● **Do this**
Pull out every line from the listing that has the word "diagram".

● **Information supplied**
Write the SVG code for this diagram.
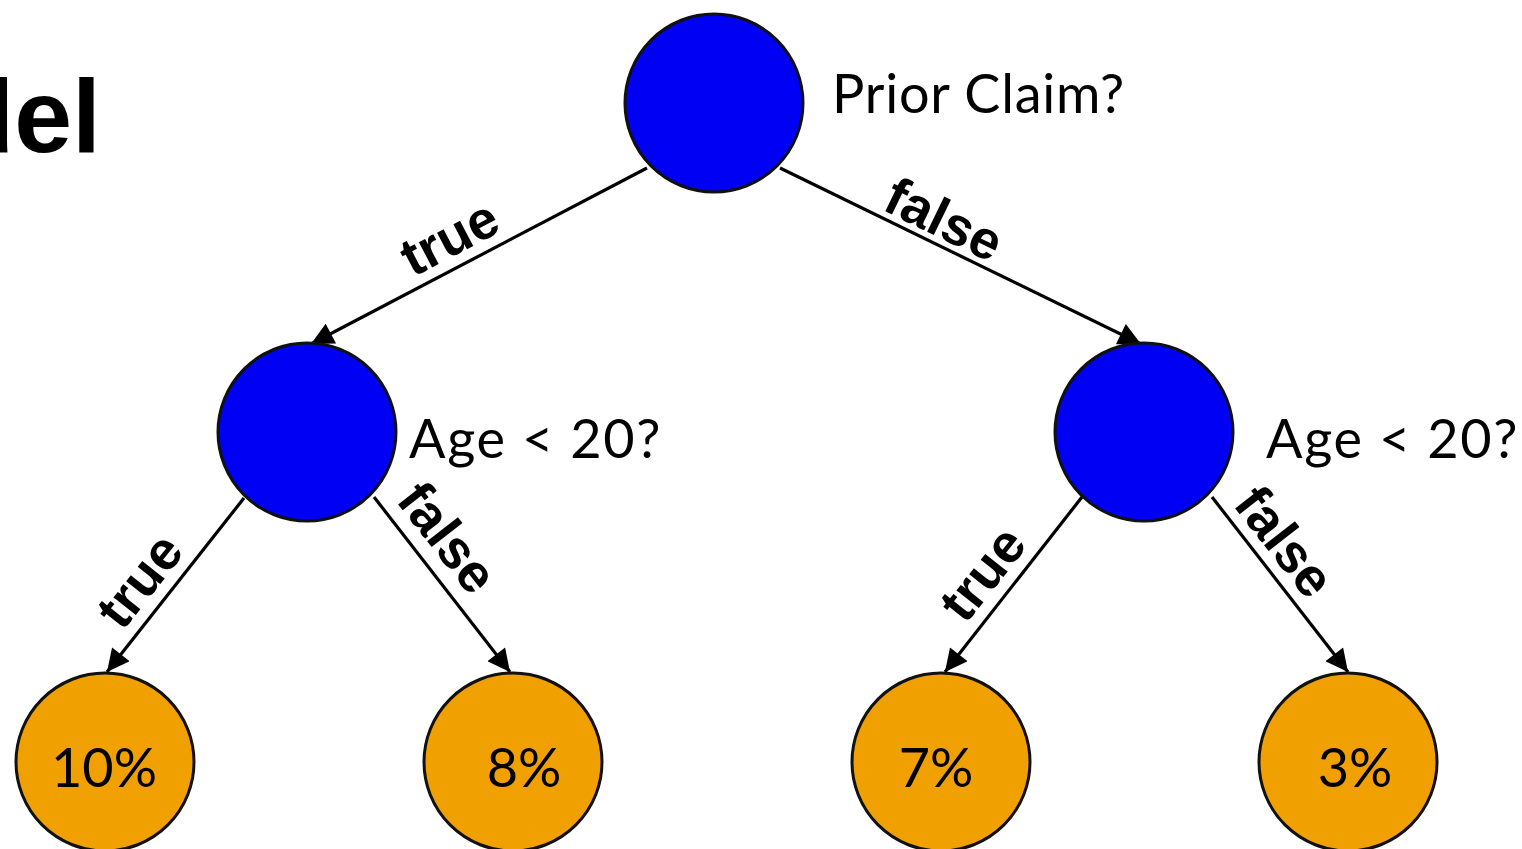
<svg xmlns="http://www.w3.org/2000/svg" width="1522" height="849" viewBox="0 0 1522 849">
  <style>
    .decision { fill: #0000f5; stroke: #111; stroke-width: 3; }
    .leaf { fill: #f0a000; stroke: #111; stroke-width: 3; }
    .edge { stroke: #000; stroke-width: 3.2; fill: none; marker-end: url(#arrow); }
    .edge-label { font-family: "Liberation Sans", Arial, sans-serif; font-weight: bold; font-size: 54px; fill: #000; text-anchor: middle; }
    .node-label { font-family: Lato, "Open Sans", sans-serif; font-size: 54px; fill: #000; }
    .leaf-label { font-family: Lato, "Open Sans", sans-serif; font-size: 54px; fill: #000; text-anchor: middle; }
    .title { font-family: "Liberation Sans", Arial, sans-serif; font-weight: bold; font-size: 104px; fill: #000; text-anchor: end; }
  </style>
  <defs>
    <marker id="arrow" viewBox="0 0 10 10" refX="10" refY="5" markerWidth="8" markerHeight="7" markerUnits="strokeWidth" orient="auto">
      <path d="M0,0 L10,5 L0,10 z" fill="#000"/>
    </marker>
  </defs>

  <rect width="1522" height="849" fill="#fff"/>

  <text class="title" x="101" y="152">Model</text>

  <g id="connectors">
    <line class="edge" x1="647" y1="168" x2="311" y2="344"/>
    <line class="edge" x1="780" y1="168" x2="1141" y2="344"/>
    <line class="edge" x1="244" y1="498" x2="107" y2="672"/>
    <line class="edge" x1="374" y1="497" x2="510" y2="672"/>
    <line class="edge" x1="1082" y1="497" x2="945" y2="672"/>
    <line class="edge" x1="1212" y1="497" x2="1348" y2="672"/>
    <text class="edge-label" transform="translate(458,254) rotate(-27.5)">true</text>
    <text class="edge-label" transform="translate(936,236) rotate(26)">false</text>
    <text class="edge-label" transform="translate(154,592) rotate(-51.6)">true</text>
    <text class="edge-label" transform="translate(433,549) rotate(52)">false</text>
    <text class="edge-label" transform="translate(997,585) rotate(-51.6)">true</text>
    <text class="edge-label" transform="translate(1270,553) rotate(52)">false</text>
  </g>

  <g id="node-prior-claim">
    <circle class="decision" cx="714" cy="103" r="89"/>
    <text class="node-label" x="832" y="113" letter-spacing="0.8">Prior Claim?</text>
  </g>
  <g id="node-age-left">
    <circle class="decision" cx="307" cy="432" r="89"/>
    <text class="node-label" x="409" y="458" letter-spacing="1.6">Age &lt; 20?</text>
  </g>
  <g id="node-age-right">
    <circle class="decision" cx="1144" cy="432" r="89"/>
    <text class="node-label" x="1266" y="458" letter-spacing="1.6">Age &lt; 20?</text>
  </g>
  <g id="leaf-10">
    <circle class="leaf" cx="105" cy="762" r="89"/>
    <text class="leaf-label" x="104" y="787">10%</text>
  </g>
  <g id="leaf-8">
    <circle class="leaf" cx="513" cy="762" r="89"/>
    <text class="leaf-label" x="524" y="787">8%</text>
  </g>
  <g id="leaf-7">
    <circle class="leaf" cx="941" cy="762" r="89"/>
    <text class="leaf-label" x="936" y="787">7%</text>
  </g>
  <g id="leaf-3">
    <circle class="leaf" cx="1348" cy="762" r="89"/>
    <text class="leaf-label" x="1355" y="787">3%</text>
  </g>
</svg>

...

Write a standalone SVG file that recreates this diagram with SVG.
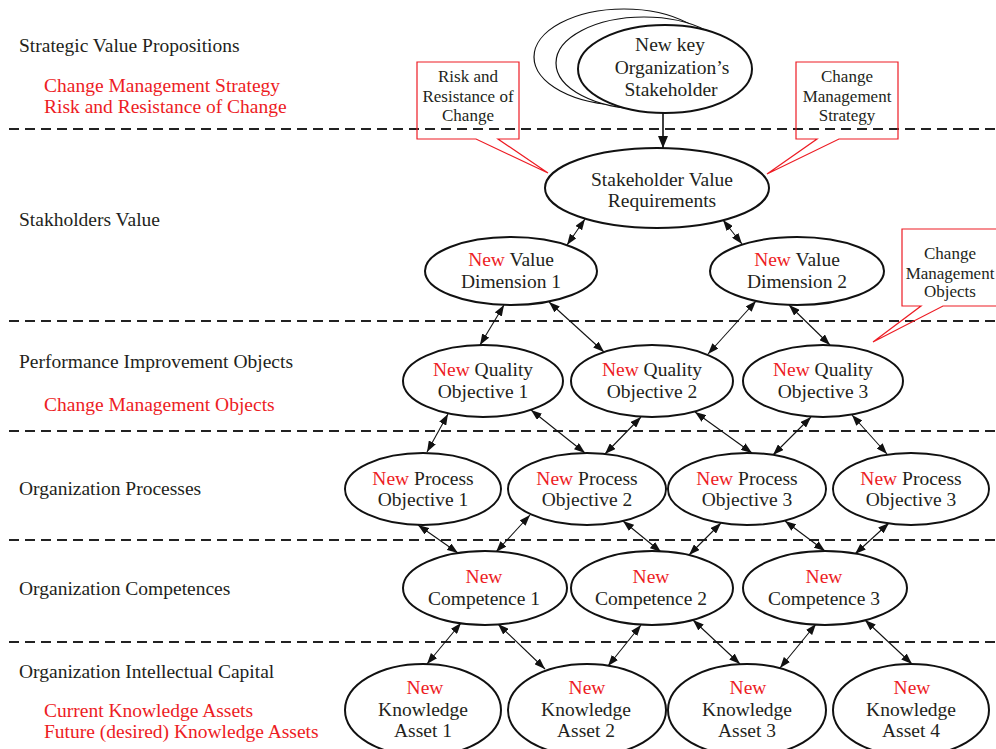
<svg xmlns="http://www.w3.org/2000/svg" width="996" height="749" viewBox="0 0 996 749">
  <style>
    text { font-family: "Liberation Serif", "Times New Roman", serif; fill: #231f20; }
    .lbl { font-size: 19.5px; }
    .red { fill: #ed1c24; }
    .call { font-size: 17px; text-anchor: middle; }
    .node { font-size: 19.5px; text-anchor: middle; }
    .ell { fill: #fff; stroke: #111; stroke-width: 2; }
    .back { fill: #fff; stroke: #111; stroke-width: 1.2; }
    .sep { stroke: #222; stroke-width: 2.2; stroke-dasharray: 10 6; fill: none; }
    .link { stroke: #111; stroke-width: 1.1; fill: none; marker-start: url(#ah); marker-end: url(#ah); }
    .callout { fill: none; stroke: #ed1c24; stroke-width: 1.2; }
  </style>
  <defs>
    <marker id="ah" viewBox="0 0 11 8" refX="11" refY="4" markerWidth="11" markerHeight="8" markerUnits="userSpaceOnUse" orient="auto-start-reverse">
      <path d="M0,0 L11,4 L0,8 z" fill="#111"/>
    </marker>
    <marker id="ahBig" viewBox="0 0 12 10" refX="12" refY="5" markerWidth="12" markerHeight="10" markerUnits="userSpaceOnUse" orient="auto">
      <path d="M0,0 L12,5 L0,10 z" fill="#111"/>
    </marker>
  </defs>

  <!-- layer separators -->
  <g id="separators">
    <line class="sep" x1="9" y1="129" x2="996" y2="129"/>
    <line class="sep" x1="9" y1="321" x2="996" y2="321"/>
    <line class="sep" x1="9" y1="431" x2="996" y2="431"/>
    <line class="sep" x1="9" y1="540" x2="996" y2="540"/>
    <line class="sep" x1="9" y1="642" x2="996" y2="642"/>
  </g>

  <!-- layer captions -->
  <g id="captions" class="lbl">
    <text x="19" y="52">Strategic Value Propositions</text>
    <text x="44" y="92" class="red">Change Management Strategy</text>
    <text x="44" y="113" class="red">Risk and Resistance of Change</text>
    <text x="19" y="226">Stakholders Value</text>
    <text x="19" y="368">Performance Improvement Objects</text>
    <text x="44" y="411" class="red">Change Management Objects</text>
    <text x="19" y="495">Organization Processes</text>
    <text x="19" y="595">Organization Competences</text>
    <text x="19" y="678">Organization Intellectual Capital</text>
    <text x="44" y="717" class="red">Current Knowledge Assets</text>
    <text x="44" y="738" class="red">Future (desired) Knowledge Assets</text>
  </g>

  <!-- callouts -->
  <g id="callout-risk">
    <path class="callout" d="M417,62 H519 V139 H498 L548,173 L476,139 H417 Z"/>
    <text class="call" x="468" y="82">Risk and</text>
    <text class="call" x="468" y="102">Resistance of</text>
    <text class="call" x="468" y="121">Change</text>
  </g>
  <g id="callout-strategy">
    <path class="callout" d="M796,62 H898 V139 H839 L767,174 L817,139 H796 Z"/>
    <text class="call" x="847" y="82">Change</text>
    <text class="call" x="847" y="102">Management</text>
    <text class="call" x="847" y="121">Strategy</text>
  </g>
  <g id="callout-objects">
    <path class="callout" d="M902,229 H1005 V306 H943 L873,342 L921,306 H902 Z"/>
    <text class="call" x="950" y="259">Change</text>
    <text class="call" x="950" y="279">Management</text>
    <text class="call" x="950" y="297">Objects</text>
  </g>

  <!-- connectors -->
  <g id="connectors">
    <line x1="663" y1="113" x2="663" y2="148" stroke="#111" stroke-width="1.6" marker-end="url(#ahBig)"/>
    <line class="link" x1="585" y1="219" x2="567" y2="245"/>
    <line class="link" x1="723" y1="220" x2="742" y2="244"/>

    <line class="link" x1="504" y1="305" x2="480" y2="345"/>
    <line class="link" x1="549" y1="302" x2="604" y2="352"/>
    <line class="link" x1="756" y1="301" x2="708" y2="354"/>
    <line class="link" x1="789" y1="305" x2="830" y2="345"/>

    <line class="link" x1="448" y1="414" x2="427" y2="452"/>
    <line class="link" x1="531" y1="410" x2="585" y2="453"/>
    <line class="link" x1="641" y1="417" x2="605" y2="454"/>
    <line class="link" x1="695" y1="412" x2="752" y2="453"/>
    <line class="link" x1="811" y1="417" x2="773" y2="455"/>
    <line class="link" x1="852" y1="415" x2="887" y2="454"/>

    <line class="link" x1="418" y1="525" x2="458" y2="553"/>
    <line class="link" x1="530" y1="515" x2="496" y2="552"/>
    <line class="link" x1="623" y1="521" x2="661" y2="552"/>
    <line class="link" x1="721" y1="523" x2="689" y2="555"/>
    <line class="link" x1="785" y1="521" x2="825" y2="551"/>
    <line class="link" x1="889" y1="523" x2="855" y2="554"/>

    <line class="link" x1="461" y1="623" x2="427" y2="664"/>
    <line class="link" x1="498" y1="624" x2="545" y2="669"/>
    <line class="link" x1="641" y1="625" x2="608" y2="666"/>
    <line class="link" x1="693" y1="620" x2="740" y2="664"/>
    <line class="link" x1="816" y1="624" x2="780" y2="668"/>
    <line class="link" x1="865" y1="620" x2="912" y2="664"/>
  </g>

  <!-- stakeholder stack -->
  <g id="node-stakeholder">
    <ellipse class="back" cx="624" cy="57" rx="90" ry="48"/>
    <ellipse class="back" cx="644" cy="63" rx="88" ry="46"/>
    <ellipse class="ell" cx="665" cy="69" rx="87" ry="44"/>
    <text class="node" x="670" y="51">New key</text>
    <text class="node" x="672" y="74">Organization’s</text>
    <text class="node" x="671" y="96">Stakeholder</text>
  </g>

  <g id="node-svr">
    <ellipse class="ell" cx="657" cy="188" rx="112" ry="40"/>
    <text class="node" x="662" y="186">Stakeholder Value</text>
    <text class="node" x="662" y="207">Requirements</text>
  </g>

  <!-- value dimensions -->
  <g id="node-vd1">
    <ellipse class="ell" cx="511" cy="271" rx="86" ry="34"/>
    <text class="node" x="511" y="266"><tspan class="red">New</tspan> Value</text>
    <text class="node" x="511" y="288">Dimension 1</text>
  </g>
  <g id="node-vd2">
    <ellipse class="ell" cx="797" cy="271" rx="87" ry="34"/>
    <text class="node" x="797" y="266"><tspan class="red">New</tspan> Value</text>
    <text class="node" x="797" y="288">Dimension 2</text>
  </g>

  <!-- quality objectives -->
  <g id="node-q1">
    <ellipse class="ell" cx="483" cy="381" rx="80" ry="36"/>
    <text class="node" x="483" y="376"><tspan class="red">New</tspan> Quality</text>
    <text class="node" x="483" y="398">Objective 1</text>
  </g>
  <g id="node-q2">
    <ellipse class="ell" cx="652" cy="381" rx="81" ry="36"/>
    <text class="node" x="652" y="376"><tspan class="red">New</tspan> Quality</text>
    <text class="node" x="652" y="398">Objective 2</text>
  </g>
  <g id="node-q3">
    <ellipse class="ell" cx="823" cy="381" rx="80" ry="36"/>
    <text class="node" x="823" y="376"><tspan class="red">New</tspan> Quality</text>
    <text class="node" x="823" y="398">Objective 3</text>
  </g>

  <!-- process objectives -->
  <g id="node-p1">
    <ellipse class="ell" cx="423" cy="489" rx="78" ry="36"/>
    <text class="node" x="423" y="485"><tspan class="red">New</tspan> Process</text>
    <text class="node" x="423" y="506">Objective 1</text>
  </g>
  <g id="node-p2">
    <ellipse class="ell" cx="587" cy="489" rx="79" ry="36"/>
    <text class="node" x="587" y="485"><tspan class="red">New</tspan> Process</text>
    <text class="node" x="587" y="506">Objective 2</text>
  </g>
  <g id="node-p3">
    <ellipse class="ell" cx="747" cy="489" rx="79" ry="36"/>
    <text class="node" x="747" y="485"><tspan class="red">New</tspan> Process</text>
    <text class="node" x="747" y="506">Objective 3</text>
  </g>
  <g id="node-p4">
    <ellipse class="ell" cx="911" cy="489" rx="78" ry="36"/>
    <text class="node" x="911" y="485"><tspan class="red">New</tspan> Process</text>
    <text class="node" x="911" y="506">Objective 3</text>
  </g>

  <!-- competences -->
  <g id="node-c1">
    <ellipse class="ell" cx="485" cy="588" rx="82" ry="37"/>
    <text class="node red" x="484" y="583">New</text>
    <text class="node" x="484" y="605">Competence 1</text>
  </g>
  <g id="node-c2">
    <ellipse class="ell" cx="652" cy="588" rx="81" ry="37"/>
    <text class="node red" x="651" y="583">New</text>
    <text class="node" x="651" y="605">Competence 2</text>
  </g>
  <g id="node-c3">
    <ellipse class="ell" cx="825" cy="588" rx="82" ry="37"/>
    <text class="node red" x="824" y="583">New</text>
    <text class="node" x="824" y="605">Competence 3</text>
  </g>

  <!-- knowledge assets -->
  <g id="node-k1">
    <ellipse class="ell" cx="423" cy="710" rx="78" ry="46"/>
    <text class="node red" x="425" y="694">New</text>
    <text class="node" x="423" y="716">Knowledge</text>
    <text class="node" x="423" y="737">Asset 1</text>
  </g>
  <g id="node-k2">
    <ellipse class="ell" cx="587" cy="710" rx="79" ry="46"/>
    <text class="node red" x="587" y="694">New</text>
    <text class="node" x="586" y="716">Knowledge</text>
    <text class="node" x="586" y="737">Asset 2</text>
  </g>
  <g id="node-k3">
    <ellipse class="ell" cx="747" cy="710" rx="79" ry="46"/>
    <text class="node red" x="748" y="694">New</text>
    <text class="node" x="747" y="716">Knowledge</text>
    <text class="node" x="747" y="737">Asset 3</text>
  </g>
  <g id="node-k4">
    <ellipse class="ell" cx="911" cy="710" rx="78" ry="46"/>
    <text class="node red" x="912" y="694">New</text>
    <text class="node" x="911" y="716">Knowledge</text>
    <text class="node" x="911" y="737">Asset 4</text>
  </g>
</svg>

● **Problem solution**
Write the SVG code for this diagram.
Write a standalone SVG file that recreates this diagram with SVG.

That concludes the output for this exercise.